Go — consumer service
golang.org/x/sync/singleflight — per-accountId call deduplication
Apache Kafka — event stream, partitioned by accountId
Cloud Spanner — write target; chosen for strong consistency, managed replication, and lower operational overhead for a small team

Highlights#

Kafka partitioning is load-bearing, not incidental. Routing by accountId as the message key guarantees all events for one account hit the same partition and are processed by one consumer instance. This matters because singleflight is in-process. It does not deduplicate work across pods. Without this partitioning strategy, two pods could independently fire API calls for the same account at the same time, and singleflight would not help. The Kafka key is therefore part of the coalescing design, not just a stream-routing detail.

The 30-second sleep is deliberate, not a workaround. The upstream pipeline takes roughly 20 seconds to apply business logic and commit state. The consumer waits 30 seconds before calling the API, giving the upstream time to settle. Messages for the same accountId that arrive during this wait join the existing singleflight group and block. They never reach the API independently. When the call completes, all of them share the result.

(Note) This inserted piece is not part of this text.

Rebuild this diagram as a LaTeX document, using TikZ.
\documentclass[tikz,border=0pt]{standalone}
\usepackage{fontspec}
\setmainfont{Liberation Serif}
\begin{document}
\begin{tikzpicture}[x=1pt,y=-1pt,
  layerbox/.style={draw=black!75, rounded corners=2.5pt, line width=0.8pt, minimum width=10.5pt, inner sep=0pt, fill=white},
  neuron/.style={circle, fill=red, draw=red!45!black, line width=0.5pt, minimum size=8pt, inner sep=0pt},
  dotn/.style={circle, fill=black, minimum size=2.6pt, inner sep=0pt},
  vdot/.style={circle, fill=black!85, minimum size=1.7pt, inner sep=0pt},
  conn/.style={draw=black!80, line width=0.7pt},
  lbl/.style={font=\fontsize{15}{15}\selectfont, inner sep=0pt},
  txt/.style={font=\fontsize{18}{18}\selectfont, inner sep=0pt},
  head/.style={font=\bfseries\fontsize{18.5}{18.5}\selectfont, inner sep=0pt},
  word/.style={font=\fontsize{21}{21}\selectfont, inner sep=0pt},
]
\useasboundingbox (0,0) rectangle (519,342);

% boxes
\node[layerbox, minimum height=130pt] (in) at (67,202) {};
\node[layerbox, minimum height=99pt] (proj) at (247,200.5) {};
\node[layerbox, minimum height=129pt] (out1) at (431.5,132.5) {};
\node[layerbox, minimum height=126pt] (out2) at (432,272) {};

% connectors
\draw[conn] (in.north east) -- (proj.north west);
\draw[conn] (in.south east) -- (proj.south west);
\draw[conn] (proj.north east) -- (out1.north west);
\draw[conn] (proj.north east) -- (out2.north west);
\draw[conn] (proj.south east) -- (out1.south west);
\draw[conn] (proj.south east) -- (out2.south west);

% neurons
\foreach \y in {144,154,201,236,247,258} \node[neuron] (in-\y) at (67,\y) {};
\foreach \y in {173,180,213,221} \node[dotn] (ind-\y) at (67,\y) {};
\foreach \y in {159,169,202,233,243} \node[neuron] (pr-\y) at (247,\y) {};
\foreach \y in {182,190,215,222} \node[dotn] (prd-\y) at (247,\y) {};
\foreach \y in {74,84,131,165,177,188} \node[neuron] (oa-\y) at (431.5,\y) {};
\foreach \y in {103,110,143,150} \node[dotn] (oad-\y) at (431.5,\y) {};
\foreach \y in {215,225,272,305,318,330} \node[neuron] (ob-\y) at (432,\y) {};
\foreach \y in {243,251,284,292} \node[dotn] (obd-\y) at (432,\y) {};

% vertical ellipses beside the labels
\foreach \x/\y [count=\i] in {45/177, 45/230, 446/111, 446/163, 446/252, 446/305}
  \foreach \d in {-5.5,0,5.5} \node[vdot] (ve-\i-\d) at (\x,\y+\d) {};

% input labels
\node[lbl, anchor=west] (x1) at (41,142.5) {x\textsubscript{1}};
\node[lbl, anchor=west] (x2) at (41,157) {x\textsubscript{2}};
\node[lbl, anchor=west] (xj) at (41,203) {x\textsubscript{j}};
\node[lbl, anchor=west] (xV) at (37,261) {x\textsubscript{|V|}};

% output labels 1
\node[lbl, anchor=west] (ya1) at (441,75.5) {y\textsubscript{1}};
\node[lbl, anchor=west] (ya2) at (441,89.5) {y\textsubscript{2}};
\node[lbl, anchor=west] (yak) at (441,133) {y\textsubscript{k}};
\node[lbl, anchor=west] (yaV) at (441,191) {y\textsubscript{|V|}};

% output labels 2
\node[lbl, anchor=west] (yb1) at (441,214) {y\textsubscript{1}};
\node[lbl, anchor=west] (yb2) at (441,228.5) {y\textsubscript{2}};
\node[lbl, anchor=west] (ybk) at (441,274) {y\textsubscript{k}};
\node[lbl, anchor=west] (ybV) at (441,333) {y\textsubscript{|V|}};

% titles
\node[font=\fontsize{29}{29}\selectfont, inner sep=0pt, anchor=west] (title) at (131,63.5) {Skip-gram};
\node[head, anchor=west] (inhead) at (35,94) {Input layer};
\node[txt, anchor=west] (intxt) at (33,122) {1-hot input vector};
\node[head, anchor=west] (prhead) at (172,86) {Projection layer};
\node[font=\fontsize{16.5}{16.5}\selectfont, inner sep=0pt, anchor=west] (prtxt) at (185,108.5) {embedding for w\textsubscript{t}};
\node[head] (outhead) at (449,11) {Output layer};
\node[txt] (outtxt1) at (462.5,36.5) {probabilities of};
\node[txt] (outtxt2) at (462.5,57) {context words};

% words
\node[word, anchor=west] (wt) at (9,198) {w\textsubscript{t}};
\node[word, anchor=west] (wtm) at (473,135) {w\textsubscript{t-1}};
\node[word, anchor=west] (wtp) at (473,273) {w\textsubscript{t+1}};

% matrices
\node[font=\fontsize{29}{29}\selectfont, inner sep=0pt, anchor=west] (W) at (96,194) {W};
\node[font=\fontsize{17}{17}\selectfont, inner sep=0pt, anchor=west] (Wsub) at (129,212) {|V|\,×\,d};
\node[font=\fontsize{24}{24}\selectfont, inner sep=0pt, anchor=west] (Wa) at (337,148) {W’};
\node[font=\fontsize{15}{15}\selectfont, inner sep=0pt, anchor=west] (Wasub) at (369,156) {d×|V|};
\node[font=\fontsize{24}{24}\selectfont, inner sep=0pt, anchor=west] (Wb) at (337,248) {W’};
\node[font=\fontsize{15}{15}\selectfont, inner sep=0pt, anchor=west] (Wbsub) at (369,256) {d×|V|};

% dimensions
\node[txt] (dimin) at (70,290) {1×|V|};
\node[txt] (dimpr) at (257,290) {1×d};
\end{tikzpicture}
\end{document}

Coalesced messages become eligible to commit after the shared call resolves. Messages waiting on the same singleflight call are not acknowledged until the shared API call and Spanner write complete. In the production implementation, offset handling is coordinated outside the fetch function, so the consumer avoids committing messages before the shared result has been durably written. This keeps the processing model simple: fetch once, write once, then acknowledge the messages that depended on that result.

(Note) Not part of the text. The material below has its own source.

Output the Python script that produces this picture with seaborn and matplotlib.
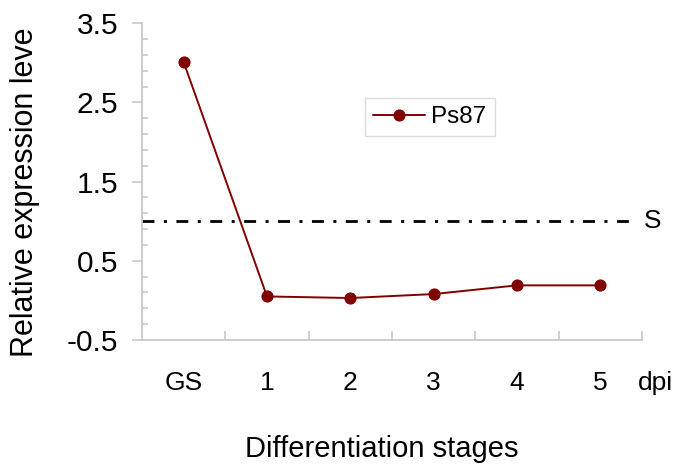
import matplotlib
matplotlib.use("Agg")
import matplotlib.pyplot as plt
import seaborn as sns
import pandas as pd
import numpy as np
from matplotlib.ticker import FixedLocator

categories = ["GS", "1", "2", "3", "4", "5"]
ps87 = [3.01, 0.05, 0.03, 0.08, 0.19, 0.19]
threshold = 1.0
y_ticks = [-0.5, 0.5, 1.5, 2.5, 3.5]

sns.set_theme(style="white")
plt.rcParams['font.family'] = ['Liberation Sans', 'DejaVu Sans']
plt.rcParams['text.color'] = 'black'
plt.rcParams['xtick.color'] = 'black'
plt.rcParams['ytick.color'] = 'black'
plt.rcParams['axes.labelcolor'] = 'black'
plt.rcParams['lines.scale_dashes'] = False

df = pd.DataFrame({"pos": np.arange(len(categories)), "value": ps87, "series": "Ps87"})

fig = plt.figure(figsize=(6.85, 4.72), dpi=100)
ax = fig.add_axes([0.2073, 0.2797, 0.7299, 0.6709])

red = "#800000"
sns.lineplot(data=df, x="pos", y="value", hue="series", palette=[red], marker="o",
             markersize=8, markeredgecolor=red, linewidth=1.4, sort=False, ax=ax, zorder=3)

ax.plot([-0.5, 5.36], [threshold, threshold], color="black", linestyle=(0, (8.6, 6.8, 2.2, 6.8)),
        linewidth=2.0, solid_capstyle="butt", dash_capstyle="butt", clip_on=False, zorder=2)
ax.annotate("S", xy=(5.63, threshold), xycoords="data", fontsize=19, va="center", ha="center",
            annotation_clip=False)

ax.set_xlim(-0.5, 5.5)
ax.set_ylim(-0.5, 3.5)
ax.set_yticks(y_ticks)
ax.set_yticklabels([f"{v:.1f}" for v in y_ticks], fontsize=21.5)
minor_y = [round(v, 1) for v in np.arange(-0.3, 3.45, 0.2) if min(abs(v - t) for t in y_ticks) > 0.05]
ax.yaxis.set_minor_locator(FixedLocator(minor_y))
ax.set_xticks(np.arange(len(categories)))
ax.set_xticklabels(categories, fontsize=19)
ax.xaxis.set_minor_locator(FixedLocator(np.arange(0.5, 5.6, 1.0)))

gray = "#c4c4c4"
for s in ["top", "right"]:
    ax.spines[s].set_visible(False)
for s in ["left", "bottom"]:
    ax.spines[s].set_color(gray)
    ax.spines[s].set_linewidth(1.2)

ax.tick_params(axis="y", which="major", direction="out", length=7, width=1.1, color=gray, pad=10, left=True)
ax.tick_params(axis="y", which="minor", direction="in", length=4.3, width=1.1, color=gray, left=True)
ax.tick_params(axis="x", which="major", length=0, pad=22.5)
ax.tick_params(axis="x", which="minor", direction="in", length=6.5, width=1.1, color=gray, bottom=True)

# "dpi" unit label in line with the category labels
ax.annotate("dpi", xy=(5.66, 0), xycoords=("data", "axes fraction"), xytext=(0, -22.5),
            textcoords="offset points", fontsize=19, va="top", ha="center", annotation_clip=False)

ax.set_xlabel("Differentiation stages", fontsize=21)
ax.xaxis.set_label_coords(0.48, -0.30)
ax.set_ylabel("Relative expression leve", fontsize=22)
ax.yaxis.set_label_coords(-0.205, 0.468)

leg = ax.legend(loc="center", bbox_to_anchor=(0.6277, 0.7521), bbox_transform=fig.transFigure,
                fontsize=17.5, frameon=True, fancybox=False, handlelength=2.14, handletextpad=0.25,
                borderpad=0.33, borderaxespad=0)
leg.get_frame().set_edgecolor("#d4d4d4")
leg.get_frame().set_linewidth(1.0)
leg.set_title(None)

fig.savefig("out.png", dpi=100)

Coalescing protects a shared rate limit, not just throughput. The internal API enforces a 1500 TPS ceiling across the whole company. Each unnecessary duplicate call consumes capacity that other teams depend on. singleflight makes the consumer a cooperative user of that shared resource rather than a potential source of contention. After deployment, API call volume dropped 36% — measured via consumer metrics sent to Datadog.

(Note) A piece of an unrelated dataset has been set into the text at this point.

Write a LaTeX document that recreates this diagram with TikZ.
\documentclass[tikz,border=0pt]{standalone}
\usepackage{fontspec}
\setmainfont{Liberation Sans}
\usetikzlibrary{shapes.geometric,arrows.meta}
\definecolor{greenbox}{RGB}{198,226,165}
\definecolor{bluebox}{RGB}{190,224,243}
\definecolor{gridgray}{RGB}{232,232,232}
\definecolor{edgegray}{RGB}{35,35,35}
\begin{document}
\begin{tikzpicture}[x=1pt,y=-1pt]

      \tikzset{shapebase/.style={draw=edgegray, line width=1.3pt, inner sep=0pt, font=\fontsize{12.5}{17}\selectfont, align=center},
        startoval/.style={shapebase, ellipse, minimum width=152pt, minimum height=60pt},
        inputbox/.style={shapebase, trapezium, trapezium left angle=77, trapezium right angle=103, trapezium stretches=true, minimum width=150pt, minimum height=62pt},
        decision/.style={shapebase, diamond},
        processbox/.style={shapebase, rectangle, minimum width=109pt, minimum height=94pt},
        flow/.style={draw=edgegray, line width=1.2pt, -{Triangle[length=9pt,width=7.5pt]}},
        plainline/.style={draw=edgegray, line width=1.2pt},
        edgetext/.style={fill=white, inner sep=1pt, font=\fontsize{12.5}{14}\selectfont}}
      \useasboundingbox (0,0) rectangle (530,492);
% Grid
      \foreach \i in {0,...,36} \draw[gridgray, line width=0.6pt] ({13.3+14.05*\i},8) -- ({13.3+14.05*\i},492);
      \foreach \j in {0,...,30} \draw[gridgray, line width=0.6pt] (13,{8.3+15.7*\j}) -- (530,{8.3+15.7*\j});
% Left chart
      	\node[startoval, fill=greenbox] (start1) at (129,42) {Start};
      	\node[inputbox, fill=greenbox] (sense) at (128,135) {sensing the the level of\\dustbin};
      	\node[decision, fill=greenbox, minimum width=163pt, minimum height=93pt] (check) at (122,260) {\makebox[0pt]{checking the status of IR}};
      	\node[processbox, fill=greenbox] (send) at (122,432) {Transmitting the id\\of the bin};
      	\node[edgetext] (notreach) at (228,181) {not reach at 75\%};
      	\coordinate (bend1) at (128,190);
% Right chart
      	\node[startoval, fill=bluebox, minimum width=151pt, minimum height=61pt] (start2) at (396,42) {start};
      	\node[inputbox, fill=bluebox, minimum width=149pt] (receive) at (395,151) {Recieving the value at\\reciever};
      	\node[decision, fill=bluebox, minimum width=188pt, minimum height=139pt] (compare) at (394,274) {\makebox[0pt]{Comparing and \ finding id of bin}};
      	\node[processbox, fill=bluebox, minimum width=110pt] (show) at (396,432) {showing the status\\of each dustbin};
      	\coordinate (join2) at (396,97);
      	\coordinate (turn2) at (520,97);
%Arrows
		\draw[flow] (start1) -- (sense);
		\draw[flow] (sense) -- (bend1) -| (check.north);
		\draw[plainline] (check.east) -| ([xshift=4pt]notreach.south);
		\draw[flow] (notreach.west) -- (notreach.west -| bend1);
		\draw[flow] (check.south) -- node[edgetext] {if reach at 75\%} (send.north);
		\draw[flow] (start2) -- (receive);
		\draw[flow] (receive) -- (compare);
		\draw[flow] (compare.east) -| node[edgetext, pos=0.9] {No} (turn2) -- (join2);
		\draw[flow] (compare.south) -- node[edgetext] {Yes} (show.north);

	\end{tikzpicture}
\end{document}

Different accountIds run in parallel. singleflight groups are keyed by accountId. An in-flight call for account X does not block processing for account Y. Each account gets its own group, its own 30-second window, and its own API call.

Code#

Illustrative only — this is not the production implementation.

var group singleflight.Group

func processMessage(ctx context.Context, accountID string) error {
	result, err, _ := group.Do(accountID, func() (interface{}, error) {
		// All messages for the same accountID block here.
		// Only the first goroutine executes this function.
		// Wait for the upstream pipeline to settle before fetching.
		timer := time.NewTimer(30 * time.Second)
		defer timer.Stop()
		select {
		case <-ctx.Done():
			return nil, ctx.Err()
		case <-timer.C:
		}
		return fetchFromInternalAPI(ctx, accountID)
	})
	if err != nil {
		return err
	}
	accountData, ok := result.(*AccountData)
	if !ok {
		return fmt.Errorf("unexpected result type: %T", result)
	}
	if err := writeToSpanner(ctx, accountData); err != nil {
		return err
	}
	// Caller commits its Kafka offset after this returns.
	// In production, offset handling is coordinated outside this function.
	return nil
}

Status#

This pattern is currently running in production. API call reduction is tracked as an ongoing Datadog metric.